I’ve been dating my now girlfriend for four years, and our relationship has been incredible.
When I was younger (12ish) I experimented with my male friend, just some touching and so forth. The situation was odd, and left me questioning my sexuality to this day.
I had always wondered if I was gay, having problems with sexual situations. Not being able to ejaculate with someone else, and occasionally masturbating to gay porn.
I’ve always had sex with women, and very much enjoyed it.
One night, a few months ago, I was with my best friend, and after a long day of hanging out, he came out of the shower naked. We shortly discussed earlier that day about the experience when we were younger, and how he didn’t think it was that big of a deal, and how he thought it wouldn’t be that bad if we tried it again.

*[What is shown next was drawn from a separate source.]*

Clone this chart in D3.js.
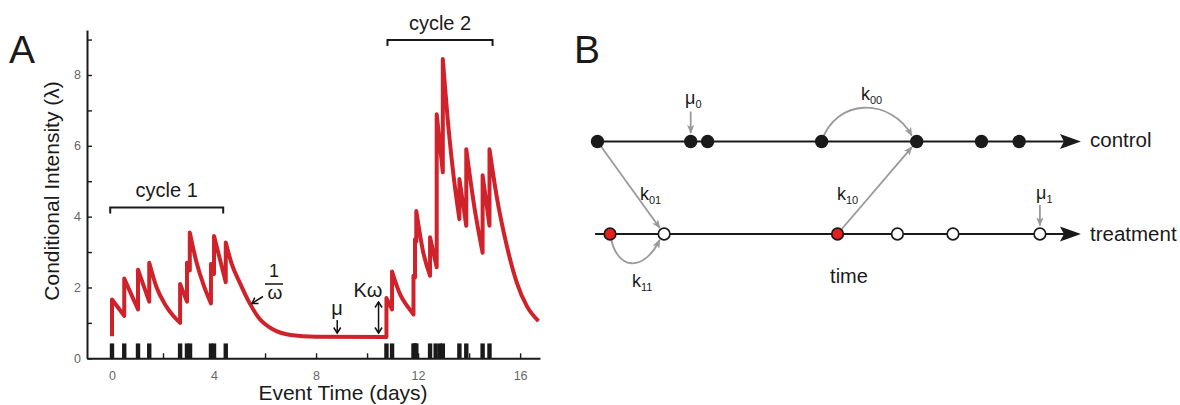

I was confused, unsure, and weary of the whole situation, but continued with it. We did some more experimenting, including a range of things. The whole experience lasted about twenty minutes, and I realized very quickly during – I am not gay. Not in any realm of reality.
We talked about it and both agreed this wasn’t something that either of us were interested in, and that it would never happen again.
However, my girlfriend knows this struggle with sexual identity that I have.
I haven’t told her what happened, and haven’t intended to… I figured it was a non issue, and that it didn’t really matter.
But I want to know how to handle this situation, because we’ve always been open and honest about everything.
Did I cheat on her? Did I do myself a service by finally understanding my sexuality with the situation?
I don’t want to hurt her – she’s the love of my life. I want to propose to her soon, but I don’t want any secrets.
Am I a bad person? Am I terrible?
How exactly am I supposed to be dealing with this? I feel guilt, some shame, a lot of relief, and a metric shit ton of confusion.